The process can't move fast enough for Barrie, in the midst of a league-mandated 60-day window to buy out co-owner Oren Koules, with whom he has been squabbling.
If Barrie fails by what is thought to be a mid-September deadline, Koules will get a chance to buy out Barrie. If Koules fails, the team could be put up for sale or returned to former owner Palace Sports & Entertainment, which financed much of OK Hockey's $200 million purchase.
In other words, things are on a fast track, and Sansone, who spent at least a day this week in Tampa doing due diligence and touring the St. Pete Times Forum, may provide Barrie's best and last chance to get it done.
Even so, Sansone said, "Business first, sports fan later. I have no problem watching sports on television or playing them. I don't need to be an owner to identify with that. If this doesn't make sound financial sense, not a chance."
Sansone, 51, would seem to know business.
He is the principal owner of a real estate holding company and said he has a 25 percent stake in the Sansone Group, his family's commercial real estate development firm, which boasts on its Web site it manages $2.5 billion worth of property. He also was part of a group that in 2005 tried to buy the Blues.
Sansone would not speculate whether his familiarity with the league brass would help streamline a process in which he would need 23 of the 30 governors to approve ownership.
Barrie, under a gag order from commissioner Gary Bettman, like everyone else in this situation, wouldn't even acknowledge Sansone as a potential investor.
"We're working under the league's rules and working toward a resolution, if we find one," he said. "As of now, both Oren and me own the team together, and that's all that needs to be said."
What needed to be asked is what Sansone sees in an organization that finished last and next-to-last in the 30-team league the past two seasons and is in such deep financial trouble it apparently will get $14 million in revenue sharing.
He is friendly with St.
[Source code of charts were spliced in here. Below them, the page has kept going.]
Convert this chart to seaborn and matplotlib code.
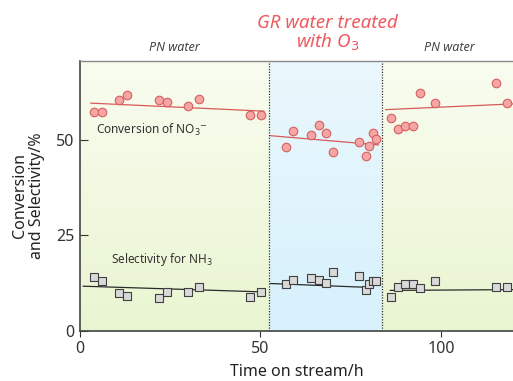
import numpy as np
import pandas as pd
import matplotlib.pyplot as plt
import seaborn as sns

# Time on stream (h) and measured values, per water period
t_pn1 = [3.9, 6.0, 10.9, 12.9, 21.9, 24.1, 30.0, 32.9, 47.1, 50.1]
conv_pn1 = [57.1, 57.3, 60.3, 61.5, 60.3, 59.7, 58.7, 60.7, 56.3, 56.4]
sel_pn1 = [14.0, 13.1, 10.0, 9.2, 8.7, 10.1, 10.1, 11.5, 8.9, 10.1]

t_gr = [57.1, 59.1, 64.1, 66.1, 68.1, 70.2, 77.2, 79.2, 80.1, 81.1, 82.1]
conv_gr = [48.0, 52.3, 51.2, 53.7, 51.7, 46.7, 49.3, 45.8, 48.4, 51.7, 50.2]
sel_gr = [12.2, 13.3, 13.9, 13.3, 12.6, 15.4, 14.3, 10.8, 12.2, 13.0, 13.0]

t_pn2 = [86.2, 88.2, 90.2, 92.2, 94.2, 98.3, 115.3, 118.2]
conv_pn2 = [55.6, 52.8, 53.6, 53.6, 62.1, 59.6, 64.7, 59.5]
sel_pn2 = [8.9, 11.5, 12.2, 12.4, 11.3, 13.1, 11.4, 11.5]

# trend lines as drawn in the figure: (start h, end h) and values at both ends
trend_t = [(3.0, 51.0), (52.8, 82.7), (84.7, 120.0)]
trend_conv = [(59.5, 57.4), (51.0, 48.6), (57.8, 59.3)]
trend_t_sel = [(0.9, 51.0), (52.8, 79.5), (86.0, 120.0)]
trend_sel = [(11.7, 10.2), (12.4, 11.4), (10.6, 10.8)]

# period boundaries (h)
bounds = [0, 52.5, 83.7, 120]
period_names = ["PN water", "GR water treated\nwith O$_3$", "PN water"]

segments = [
    (t_pn1, conv_pn1, sel_pn1),
    (t_gr, conv_gr, sel_gr),
    (t_pn2, conv_pn2, sel_pn2),
]

plt.rcParams["font.family"] = ["Noto Sans", "DejaVu Sans"]

fig = plt.figure(figsize=(5.13, 3.81), dpi=100)
ax = fig.add_axes([80 / 513, 50 / 381, 433 / 513, 270 / 381])
ax.set_xlim(0, 120)
ax.set_ylim(0, 70.5)

# background bands with a soft vertical gradient
green = np.array([[0.975, 0.99, 0.94], [0.915, 0.962, 0.82]])
blue = np.array([[0.92, 0.97, 0.99], [0.84, 0.945, 0.99]])
grad = np.linspace(0, 1, 64)[:, None]
for i, (x0, x1) in enumerate(zip(bounds[:-1], bounds[1:])):
    c = blue if i == 1 else green
    img = (c[0] * (1 - grad) + c[1] * grad)[:, None, :]
    ax.imshow(img, extent=(x0, x1, 0, 70.5), aspect="auto", zorder=0,
              interpolation="bilinear", origin="upper")
for b in bounds[1:-1]:
    ax.axvline(b, color="#333333", lw=0.9, ls=(0, (1, 1.2)), zorder=1)

# points per period
for ts, conv, sel in segments:
    df = pd.DataFrame({"t": ts, "conv": conv, "sel": sel})
    sns.scatterplot(data=df, x="t", y="conv", ax=ax, marker="o", s=38,
                    color="#f6a5a5", edgecolor="#d46060", linewidth=0.8, zorder=4)
    sns.scatterplot(data=df, x="t", y="sel", ax=ax, marker="s", s=34,
                    color="#d9d9d9", edgecolor="#404040", linewidth=0.8, zorder=4)

# trend lines
for tc, vc, ts_, vs in zip(trend_t, trend_conv, trend_t_sel, trend_sel):
    sns.lineplot(x=list(tc), y=list(vc), ax=ax, color="#d85a5a", lw=0.9, zorder=3)
    sns.lineplot(x=list(ts_), y=list(vs), ax=ax, color="#2a2a2a", lw=0.9, zorder=3)

ax.text(4.5, 52.5, "Conversion of NO$_3$$^{-}$", fontsize=8.5, color="#333333",
        va="center", zorder=5)
ax.text(8.5, 18.8, "Selectivity for NH$_3$", fontsize=8.5, color="#333333",
        va="center", zorder=5)

# period labels above the plot
for i, name in enumerate(period_names):
    xc = (bounds[i] + bounds[i + 1]) / 2
    if i == 1:
        ax.text(xc + 0.5, 1.03, name, transform=ax.get_xaxis_transform(),
                ha="center", va="bottom", style="italic", fontsize=13.5,
                color="#ee5a5e", linespacing=0.95)
    else:
        ax.text(xc + (0 if i == 0 else 0.5), 1.025, name,
                transform=ax.get_xaxis_transform(), ha="center", va="bottom",
                style="italic", fontsize=9, color="#444444")

ax.set_xticks([0, 50, 100])
ax.set_yticks([0, 25, 50])
ax.tick_params(axis="x", direction="out", length=4, labelsize=11.5,
               color="#333333", labelcolor="#333333", pad=3)
ax.tick_params(axis="y", direction="in", length=6, labelsize=11.5,
               color="#333333", labelcolor="#333333", pad=4)
ax.set_xlabel("Time on stream/h", fontsize=11.5, color="#222222", labelpad=5)
ax.set_ylabel("Conversion\nand Selectivity/%", fontsize=11.5, color="#222222",
              labelpad=8, linespacing=1.1)

for side in ("left", "bottom"):
    ax.spines[side].set_color("#444444")
    ax.spines[side].set_linewidth(1.2)
ax.spines["top"].set_color("#888888")
ax.spines["top"].set_linewidth(1.0)
ax.spines["right"].set_visible(False)

fig.savefig("out.png", dpi=100)
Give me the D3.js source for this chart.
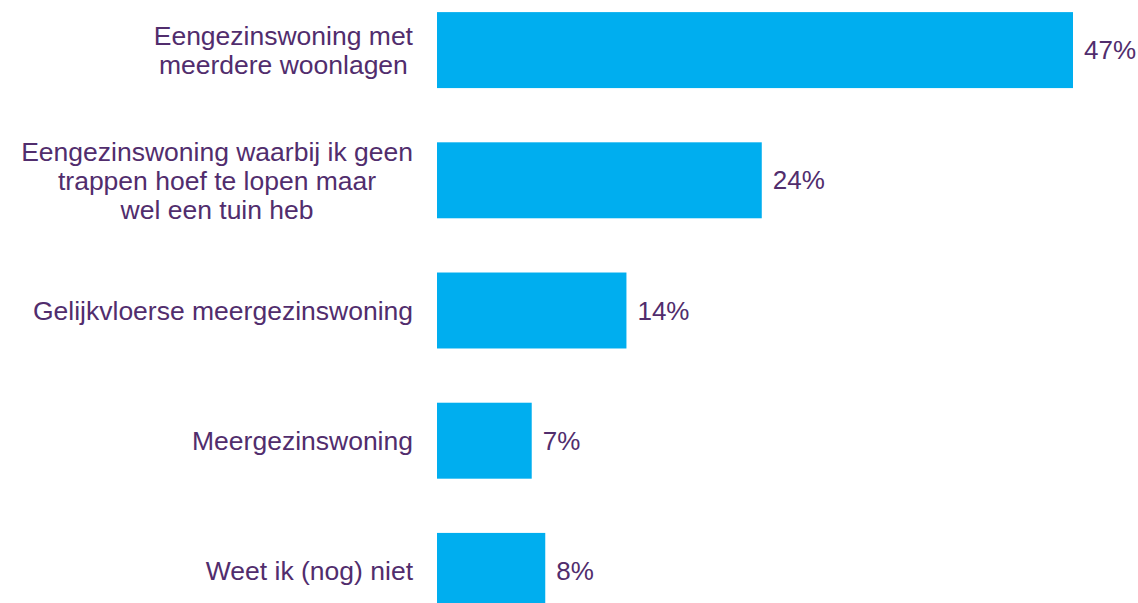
<!DOCTYPE html>
<html>
<head>
<meta charset="utf-8">
<script src="https://cdn.jsdelivr.net/npm/d3@7"></script>
<style>
  html, body { margin: 0; padding: 0; background: #ffffff; }
  svg { display: block; font-family: "Liberation Sans", Arial, sans-serif; }
</style>
</head>
<body>
<svg id="chart" width="1138" height="603"></svg>
<script>
// Woningvoorkeur: categories (each line of the label is its own entry) and shares in %
const categories = [
  ["Eengezinswoning met", "meerdere woonlagen"],
  ["Eengezinswoning waarbij ik geen", "trappen hoef te lopen maar", "wel een tuin heb"],
  ["Gelijkvloerse meergezinswoning"],
  ["Meergezinswoning"],
  ["Weet ik (nog) niet"]
];
const values = [47, 24, 14, 7, 8];
const valueLabels = ["47%", "24%", "14%", "7%", "8%"];

const barColor = "#00AEEF";
const textColor = "#512D6D";

const svg = d3.select("#chart");

const plotLeft = 437;
const labelRight = 413;

const keys = categories.map((c, i) => i);

const x = d3.scaleLinear()
  .domain([0, 47])
  .range([plotLeft, 1073]);

const y = d3.scaleBand()
  .domain(keys)
  .range([-15, 636])
  .paddingInner(0.4165)
  .paddingOuter(0.4165 / 2);

// Bars
svg.append("g")
  .selectAll("rect")
  .data(keys)
  .join("rect")
  .attr("x", x(0))
  .attr("y", i => y(i))
  .attr("width", i => x(values[i]) - x(0))
  .attr("height", y.bandwidth())
  .attr("fill", barColor);

// Value labels to the right of each bar
svg.append("g")
  .selectAll("text")
  .data(keys)
  .join("text")
  .attr("x", i => x(values[i]) + 11)
  .attr("y", i => y(i) + y.bandwidth() / 2 + 9)
  .attr("font-size", 26)
  .attr("fill", textColor)
  .text(i => valueLabels[i]);

// Category labels: lines centred on one another, block right-aligned against the bars
const lineHeight = 29;
const catG = svg.append("g").attr("font-size", 26.5).attr("fill", textColor);

keys.forEach(i => {
  const lines = categories[i];
  const cy = y(i) + y.bandwidth() / 2;
  const g = catG.append("g");
  const texts = g.selectAll("text")
    .data(lines)
    .join("text")
    .attr("text-anchor", "middle")
    .attr("y", (d, j) => cy + (j - (lines.length - 1) / 2) * lineHeight + 9.5)
    .text(d => d);
  const maxW = d3.max(texts.nodes(), n => n.getComputedTextLength());
  texts.attr("x", labelRight - maxW / 2);
});
</script>
</body>
</html>
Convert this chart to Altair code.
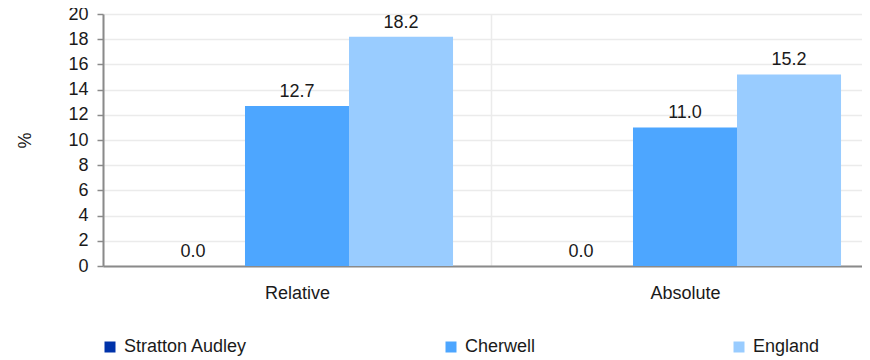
import altair as alt
import pandas as pd

groups = ["Relative", "Absolute"]
areas = ["Stratton Audley", "Cherwell", "England"]
relative = [0.0, 12.7, 18.2]
absolute = [0.0, 11.0, 15.2]
colors = ["#0033aa", "#4da6ff", "#99ccff"]
y_ticks = list(range(0, 21, 2))

rows = []
for g, vals in zip(groups, [relative, absolute]):
    for a, v in zip(areas, vals):
        rows.append({"group": g, "area": a, "value": v, "label": f"{v:.1f}"})
df = pd.DataFrame(rows)

FONT = "Liberation Sans"
TXT = "#1a1a1a"
FS = 18

x = alt.X(
    "group:N", sort=groups, title=None,
    scale=alt.Scale(range=[0, 776], paddingInner=0, paddingOuter=0),
    axis=alt.Axis(grid=True, tickBand="extent", ticks=False, labelPadding=18,
                  labelAngle=0, labelFontSize=FS, labelColor=TXT, labelFont=FONT,
                  gridColor="#ebebeb", gridWidth=1.5,
                  domainColor="#8a8a8a", domainWidth=2),
)
xo = alt.XOffset("area:N", sort=areas,
                 scale=alt.Scale(paddingOuter=0.365, paddingInner=0))
y = alt.Y(
    "value:Q", scale=alt.Scale(domain=[0, 20], nice=False),
    axis=alt.Axis(values=y_ticks, title="%", titlePadding=33, titleFontSize=FS,
                  titleFontWeight="normal", titleColor=TXT, titleFont=FONT,
                  labelFontSize=FS, labelColor=TXT, labelFont=FONT, labelPadding=9,
                  tickSize=6, tickColor="#8a8a8a", tickWidth=1.5,
                  gridColor="#ebebeb", gridWidth=1.5,
                  domainColor="#8a8a8a", domainWidth=2),
)

base = alt.Chart(df)

bars = base.mark_bar().encode(
    x=x, xOffset=xo, y=y,
    color=alt.Color(
        "area:N", sort=areas,
        scale=alt.Scale(domain=areas, range=colors),
        legend=alt.Legend(orient="none", legendX=-2, legendY=324, direction="horizontal",
                          columns=3, gridAlign="none", columnPadding=194,
                          symbolType="square", symbolSize=121, symbolStrokeWidth=0,
                          labelFontSize=FS, labelColor=TXT, labelFont=FONT,
                          labelOffset=5, title=None),
    ),
)

labels = base.mark_text(dy=-5, baseline="bottom", fontSize=FS, color=TXT, font=FONT).encode(
    x=x, xOffset=xo, y=y, text="label:N"
)

chart = alt.layer(bars, labels).properties(
    width=759, height=252,
    autosize=alt.AutoSizeParams(type="none"),
    padding={"left": 95, "top": 6, "right": 0, "bottom": 94},
).configure_view(stroke=None)

chart.save("out.html", embed_options={"renderer": "svg", "actions": False})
Louis orthopedist and Lightning minority owner Richard Lehman but said he received no invitation. He said he initiated contact with Barrie himself.
"Certainly, it's a real challenge," Sansone said. "But I like what the NHL is doing from a brand standpoint. I think the leadership is superb. The (collective bargaining agreement) that was negotiated is something that makes a great deal of sense. … It has the potential of being a nice investment. But, again, we're still trying to ascertain what this all really means with the numbers and personnel."
And whether he can help deliver to the Lightning what the NHL wants.
"The NHL," Sansone said, "is looking for stability."
Tanguay pursuit: General manager Brian Lawton did not acknowledge the team is pursuing Alex Tanguay but said it still wants a top-six forward.
"We're still interested," he said. "We have an offer out there."
The scuttlebutt is the Wild is Tampa Bay's main competition, but Lawton said his offer will not increase "unless we move existing players" to free payroll.
Fan fest: The free event is 3-8 p.m. Aug. 29 at the St. Pete Times Forum. A season-ticket holders party will be at 1:30 p.m. An open skate from 6:30 to 8 p.m. will be followed by a charity scrimmage.